Does everything that comes from the Trump Dossier become fruit of the posion tree?

Jonathan Cohen | February 23, 2018 at 9:55 am

When a society is riddled through with laws and regulations to a degree that people must violate them to lead normal lives, then the person who can make exceptions is the most powerful. Hillary Clinton was allowed to avoid prosecution for her felonies with her server. Manafort is being punished because he worked for Trump.

If Mueller only goes after Trump associated people and leaves Christopher Steele and Fusion GPS alone, then we will know that the investigation was a witch hunt. Nothing that has come out so far indicates to me that the Mueller is anything but a continuation of the Obama administration’s practice of using the federal government to target his enemies.

I think it will be fun watching when the “right” side of the aisle has an ultra/uber partisan hack investigative unit descend upon every wild rumor and innuendo as truth against the “left” side of the aisle. 🙂 Get your ducks in a row left-side but it’s not gonna help.

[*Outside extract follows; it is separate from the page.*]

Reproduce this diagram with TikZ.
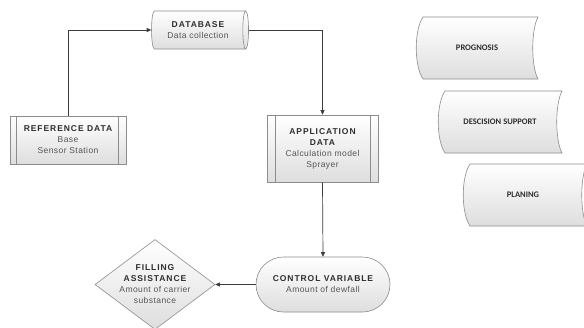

The Dumb-o-crats and the Left (aided by a water-carrying media, of course) have conspired to hype the Russian “collusion” narrative to such ridiculously histrionic levels, and, Mueller’s pride drawing from a potent mix of G-man aggressiveness plus run-of-the-mill prosecutorial arrogance, he is compelled to produce indictments in order to justify the amount of time and money that he and his team have spent on this charade, no matter how superficial the underlying accusations of wrongdoing or how tenuous/non-existent the links to the Trump team, or, to the original collusion narrative.